Tuesday, 28 December 2021

Sporadic Summary // Where are you, baby? We used to have so much fun...

Dear FOQ

I miss you.

I miss me.

I just checked in to see if my IFTTT link was working and uploading my copious Instagram content here (it was not), and it was like seeing a school crush after years; you get that same rush of adrenaline, break out a jaw-straining smile, and start waffling like someone short-circuited your brain... but you're not quite sure how to fill in the gaps between now and the last time you saw said crush.

Too much has happened in a year when, ironically, little did, and when it did, it was super-tentative. And ironically again, having read over everything I wrote just over a year ago... not much has changed, or has it?! 

I don't even know any more!

I tried blogging a couple of times this year, but it just felt unwieldy and time-consuming to try to encapsulate literally months' worth of content into one wibbly little post. 


And the unwieldiness was, let's face it, why the blog toppled over somewhat in the first place. 

Curse my wild social whirl in those carefree, pre-panini-press days.


But, I miss it. I really do, and I know I said this over a year ago and did sweet nothing to remedy the situation but this time, to quote Donna Summer, I know it's for real.
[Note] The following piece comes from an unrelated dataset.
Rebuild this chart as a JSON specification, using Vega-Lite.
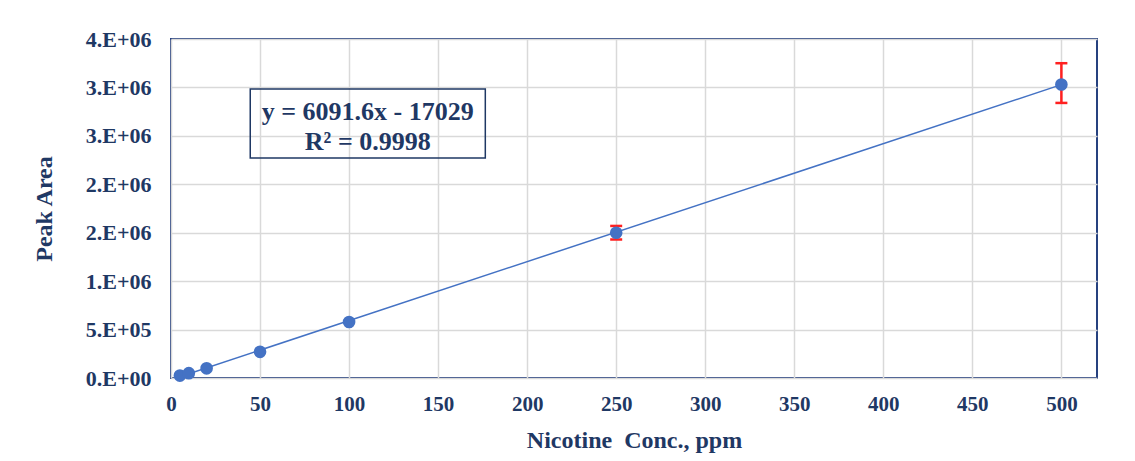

I miss having a regular writing outlet. I miss my own hilarity, for starters (because if you're not writing for your own amusement or benefit in the first instance, why write at all?).


So, I may have to give this malarkey another go, and a proper go again this time, but make it manageable.

That's not to say I can in all good conscience promise to resume the Sunday Summary on the sort of weekly basis that 2017-era QB used to manage.


But sometimes when the muse calls, she isn't always asking after an accident that wasn't your fault, and she actually wants to hear what you have to say.



So, what now?

At some point over the last thirty... million... days of pandemonium, lockdowns, relentless swabs up noses and down throats, and an unfortunate, positive result that had me bedridden for a week, I made a strange sort of peace with the whole arrangement, a sort of acceptance that the New Normal is Here and It's Citing Squatters' Rights.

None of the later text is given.